__Exercise__: Write the data below out exactly as it stands. Do not include the pictures.

↓

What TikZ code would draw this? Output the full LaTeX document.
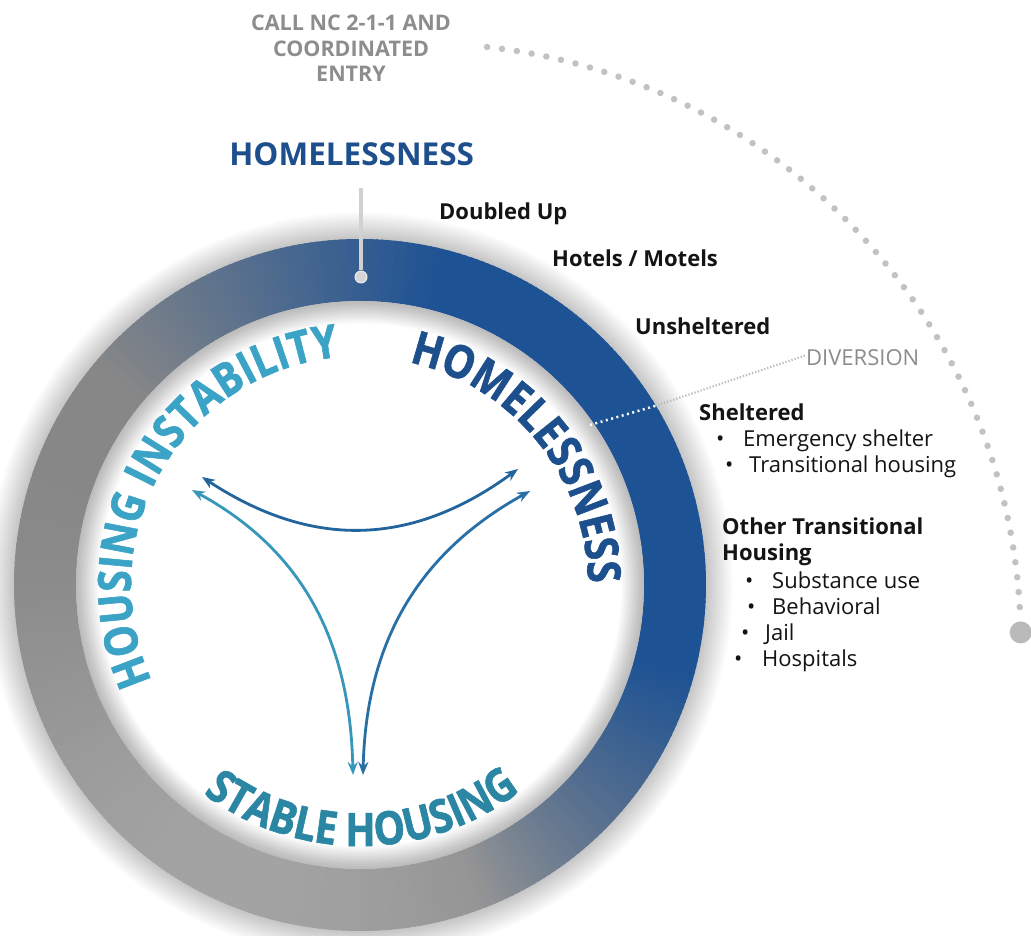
\documentclass[tikz,border=0pt]{standalone}
\usepackage{fontspec}
\setmainfont{Open Sans}
\newfontfamily\curvefont{Open Sans}[FakeStretch=0.86, FakeBold=1.3]
\usetikzlibrary{decorations.text,arrows.meta}
\definecolor{ringblue}{HTML}{1D5294}
\definecolor{headblue}{HTML}{1E4F8D}
\definecolor{hiC}{HTML}{3BA3C5}
\definecolor{shC}{HTML}{2B86A4}
\definecolor{callgray}{HTML}{8D8D8D}
\definecolor{dotgray}{HTML}{C2C2C2}
\definecolor{topC}{HTML}{22649C}
\definecolor{leftC}{HTML}{3797BA}
\definecolor{rightC}{HTML}{286FA6}
\newcommand\myitem[2]{\makebox[#1][l]{\textbullet}#2}
\begin{document}
\begin{tikzpicture}[x=1pt,y=1pt,
  lbl/.style={anchor=base west, inner sep=0pt, font=\fontsize{22}{26}\selectfont, text=black!92},
  hlbl/.style={lbl, font=\bfseries\fontsize{22}{26}\selectfont},
  arr/.style={line width=2.8pt, {Stealth[length=13pt,width=10pt]}-{Stealth[length=13pt,width=10pt]}},
  bigdots/.style={dotgray, line width=6.5pt, dash pattern=on 0pt off 15pt, line cap=round}]
\useasboundingbox (0,0) rectangle (1031,936);
\fill[white] (0,0) rectangle (1031,936);
\coordinate (O) at (360,351);
% soft halo outside the ring
\foreach \k in {1,...,14}{
  \pgfmathsetmacro\rr{346+1.9*\k}
  \fill[black, opacity=0.016] (O) circle (\rr pt);
}
% ring with angular gradient
\begin{scope}[shift={(O)}]
\foreach \a in {0,...,359}{
  \pgfmathsetmacro\ang{\a+1.4}
  \pgfmathsetmacro\fb{\a<75.5 ? 1 : (\a<140.5 ? 1-(\a-75)/65 : (\a<290.5 ? 0 : (\a<345.5 ? (\a-290)/55 : 1)))}
  \pgfmathsetmacro\gl{0.53+0.11*(max(0,cos(\a-245)))^2}
  \pgfmathsetmacro\cR{\fb*0.114+(1-\fb)*\gl}
  \pgfmathsetmacro\cG{\fb*0.322+(1-\fb)*\gl}
  \pgfmathsetmacro\cB{\fb*0.580+(1-\fb)*\gl}
  \definecolor{segc}{rgb}{\cR,\cG,\cB}
  \fill[segc] (\a:346pt) arc[start angle=\a, end angle=\ang, radius=346pt] -- (\ang:284pt) arc[start angle=\ang, end angle=\a, radius=284pt] -- cycle;
}
\end{scope}
% inner white disc with soft rim shadow
\fill[white] (O) circle (284pt);
\foreach \k in {1,...,14}{
  \pgfmathsetmacro\rr{284-1.6*\k}
  \fill[black, opacity=0.018, even odd rule] (O) circle (284pt) (O) circle (\rr pt);
}

% curved texts
\begin{scope}[shift={(O)}]
\path[decorate, decoration={text along path, text align=center,
  text={|\curvefont\bfseries\fontsize{46}{46}\selectfont\color{hiC}|HOUSING INSTABILITY}}]
  (220:229pt) arc[start angle=220, end angle=80, radius=229pt];
\path[decorate, decoration={text along path, text align=center,
  text={|\curvefont\bfseries\fontsize{46}{46}\selectfont\color{headblue}|HOMELESSNESS}}]
  (100:228pt) arc[start angle=100, end angle=-22, radius=228pt];
\path[decorate, decoration={text along path, text align=center,
  text={|\curvefont\bfseries\fontsize{46}{46}\selectfont\color{shC}|STABLE HOUSING}}]
  (215:261pt) arc[start angle=215, end angle=326, radius=261pt];
\end{scope}

% arrows
\coordinate (aTL) at (202,459);
\coordinate (aTR) at (518,467);
\coordinate (aLL) at (192,446);
\coordinate (aBL) at (353,161);
\coordinate (aRR) at (530,445);
\coordinate (aBR) at (363,161);
\draw[arr, topC] (aTL) .. controls (310,388) and (410,388) .. (aTR);
\draw[arr, leftC] (aLL) .. controls (302,386) and (350,296) .. (aBL);
\draw[arr, rightC] (aRR) .. controls (420,384) and (366,296) .. (aBR);

% top heading and connector
\node[anchor=base, inner sep=0pt, text=headblue, font=\bfseries\fontsize{31.5}{34}\selectfont] (homtop) at (351.7,770) {HOMELESSNESS};
\node[circle, fill=black!16, draw=black!8, line width=1pt, minimum size=12pt, inner sep=0pt] (topdot) at (361,659) {};
\draw[black!18, line width=4pt] ([xshift=9.3pt,yshift=-22pt]homtop.base) -- (topdot.north);

% call text and dotted arc
\node[anchor=center, inner sep=0pt, align=center, text=callgray, font=\bfseries\fontsize{21.5}{25.8}\selectfont] (call) at (351,887.6) {CALL NC 2-1-1 AND\\COORDINATED\\ENTRY};
\coordinate (arcS) at (487.1,889);
\node[circle, fill=black!27, minimum size=22pt, inner sep=0pt] (enddot) at (1020.7,303.6) {};
\draw[bigdots] (arcS) arc[start angle=83.7, end angle=2.2, radius=599.5pt];

% diversion
\coordinate (divin) at (590,511);
\coordinate (divout) at (655,530);
\node[lbl, text=black!45] (div) at (806,570) {DIVERSION};
\draw[white, line width=2.5pt, dash pattern=on 2pt off 3.5pt] (divin) -- (divout);
\draw[black!28, line width=2.2pt, dash pattern=on 1.2pt off 2pt] (divout) -- ([yshift=3pt]div.west);

% labels
\node[hlbl] (dbl) at (439,716) {Doubled Up};
\node[hlbl] (hot) at (552,669) {Hotels / Motels};
\node[hlbl] (uns) at (635,601) {Unsheltered};
\node[hlbl] (shl) at (699,515.3) {Sheltered};
\node[lbl] (es) at (716,489.3) {\myitem{27pt}{Emergency shelter}};
\node[lbl] (th) at (725,463) {\myitem{24pt}{Transitional housing}};
\node[hlbl] (oth1) at (722,401) {Other Transitional};
\node[hlbl] (oth2) at (722,375) {Housing};
\node[lbl] (sub) at (745,347.7) {\myitem{27pt}{Substance use}};
\node[lbl] (beh) at (747,321) {\myitem{25pt}{Behavioral}};
\node[lbl] (jail) at (741,295.3) {\myitem{24pt}{Jail}};
\node[lbl] (hosp) at (734,269.3) {\myitem{28pt}{Hospitals}};
\end{tikzpicture}
\end{document}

↑

__Correct response__:
What TikZ code would draw this? Output the full LaTeX document.
\documentclass[tikz,border=0pt]{standalone}
\usepackage{fontspec}
\setmainfont{Open Sans}
\newfontfamily\curvefont{Open Sans}[FakeStretch=0.86, FakeBold=1.3]
\usetikzlibrary{decorations.text,arrows.meta}
\definecolor{ringblue}{HTML}{1D5294}
\definecolor{headblue}{HTML}{1E4F8D}
\definecolor{hiC}{HTML}{3BA3C5}
\definecolor{shC}{HTML}{2B86A4}
\definecolor{callgray}{HTML}{8D8D8D}
\definecolor{dotgray}{HTML}{C2C2C2}
\definecolor{topC}{HTML}{22649C}
\definecolor{leftC}{HTML}{3797BA}
\definecolor{rightC}{HTML}{286FA6}
\newcommand\myitem[2]{\makebox[#1][l]{\textbullet}#2}
\begin{document}
\begin{tikzpicture}[x=1pt,y=1pt,
  lbl/.style={anchor=base west, inner sep=0pt, font=\fontsize{22}{26}\selectfont, text=black!92},
  hlbl/.style={lbl, font=\bfseries\fontsize{22}{26}\selectfont},
  arr/.style={line width=2.8pt, {Stealth[length=13pt,width=10pt]}-{Stealth[length=13pt,width=10pt]}},
  bigdots/.style={dotgray, line width=6.5pt, dash pattern=on 0pt off 15pt, line cap=round}]
\useasboundingbox (0,0) rectangle (1031,936);
\fill[white] (0,0) rectangle (1031,936);
\coordinate (O) at (360,351);
% soft halo outside the ring
\foreach \k in {1,...,14}{
  \pgfmathsetmacro\rr{346+1.9*\k}
  \fill[black, opacity=0.016] (O) circle (\rr pt);
}
% ring with angular gradient
\begin{scope}[shift={(O)}]
\foreach \a in {0,...,359}{
  \pgfmathsetmacro\ang{\a+1.4}
  \pgfmathsetmacro\fb{\a<75.5 ? 1 : (\a<140.5 ? 1-(\a-75)/65 : (\a<290.5 ? 0 : (\a<345.5 ? (\a-290)/55 : 1)))}
  \pgfmathsetmacro\gl{0.53+0.11*(max(0,cos(\a-245)))^2}
  \pgfmathsetmacro\cR{\fb*0.114+(1-\fb)*\gl}
  \pgfmathsetmacro\cG{\fb*0.322+(1-\fb)*\gl}
  \pgfmathsetmacro\cB{\fb*0.580+(1-\fb)*\gl}
  \definecolor{segc}{rgb}{\cR,\cG,\cB}
  \fill[segc] (\a:346pt) arc[start angle=\a, end angle=\ang, radius=346pt] -- (\ang:284pt) arc[start angle=\ang, end angle=\a, radius=284pt] -- cycle;
}
\end{scope}
% inner white disc with soft rim shadow
\fill[white] (O) circle (284pt);
\foreach \k in {1,...,14}{
  \pgfmathsetmacro\rr{284-1.6*\k}
  \fill[black, opacity=0.018, even odd rule] (O) circle (284pt) (O) circle (\rr pt);
}

% curved texts
\begin{scope}[shift={(O)}]
\path[decorate, decoration={text along path, text align=center,
  text={|\curvefont\bfseries\fontsize{46}{46}\selectfont\color{hiC}|HOUSING INSTABILITY}}]
  (220:229pt) arc[start angle=220, end angle=80, radius=229pt];
\path[decorate, decoration={text along path, text align=center,
  text={|\curvefont\bfseries\fontsize{46}{46}\selectfont\color{headblue}|HOMELESSNESS}}]
  (100:228pt) arc[start angle=100, end angle=-22, radius=228pt];
\path[decorate, decoration={text along path, text align=center,
  text={|\curvefont\bfseries\fontsize{46}{46}\selectfont\color{shC}|STABLE HOUSING}}]
  (215:261pt) arc[start angle=215, end angle=326, radius=261pt];
\end{scope}

% arrows
\coordinate (aTL) at (202,459);
\coordinate (aTR) at (518,467);
\coordinate (aLL) at (192,446);
\coordinate (aBL) at (353,161);
\coordinate (aRR) at (530,445);
\coordinate (aBR) at (363,161);
\draw[arr, topC] (aTL) .. controls (310,388) and (410,388) .. (aTR);
\draw[arr, leftC] (aLL) .. controls (302,386) and (350,296) .. (aBL);
\draw[arr, rightC] (aRR) .. controls (420,384) and (366,296) .. (aBR);

% top heading and connector
\node[anchor=base, inner sep=0pt, text=headblue, font=\bfseries\fontsize{31.5}{34}\selectfont] (homtop) at (351.7,770) {HOMELESSNESS};
\node[circle, fill=black!16, draw=black!8, line width=1pt, minimum size=12pt, inner sep=0pt] (topdot) at (361,659) {};
\draw[black!18, line width=4pt] ([xshift=9.3pt,yshift=-22pt]homtop.base) -- (topdot.north);

% call text and dotted arc
\node[anchor=center, inner sep=0pt, align=center, text=callgray, font=\bfseries\fontsize{21.5}{25.8}\selectfont] (call) at (351,887.6) {CALL NC 2-1-1 AND\\COORDINATED\\ENTRY};
\coordinate (arcS) at (487.1,889);
\node[circle, fill=black!27, minimum size=22pt, inner sep=0pt] (enddot) at (1020.7,303.6) {};
\draw[bigdots] (arcS) arc[start angle=83.7, end angle=2.2, radius=599.5pt];

% diversion
\coordinate (divin) at (590,511);
\coordinate (divout) at (655,530);
\node[lbl, text=black!45] (div) at (806,570) {DIVERSION};
\draw[white, line width=2.5pt, dash pattern=on 2pt off 3.5pt] (divin) -- (divout);
\draw[black!28, line width=2.2pt, dash pattern=on 1.2pt off 2pt] (divout) -- ([yshift=3pt]div.west);

% labels
\node[hlbl] (dbl) at (439,716) {Doubled Up};
\node[hlbl] (hot) at (552,669) {Hotels / Motels};
\node[hlbl] (uns) at (635,601) {Unsheltered};
\node[hlbl] (shl) at (699,515.3) {Sheltered};
\node[lbl] (es) at (716,489.3) {\myitem{27pt}{Emergency shelter}};
\node[lbl] (th) at (725,463) {\myitem{24pt}{Transitional housing}};
\node[hlbl] (oth1) at (722,401) {Other Transitional};
\node[hlbl] (oth2) at (722,375) {Housing};
\node[lbl] (sub) at (745,347.7) {\myitem{27pt}{Substance use}};
\node[lbl] (beh) at (747,321) {\myitem{25pt}{Behavioral}};
\node[lbl] (jail) at (741,295.3) {\myitem{24pt}{Jail}};
\node[lbl] (hosp) at (734,269.3) {\myitem{28pt}{Hospitals}};
\end{tikzpicture}
\end{document}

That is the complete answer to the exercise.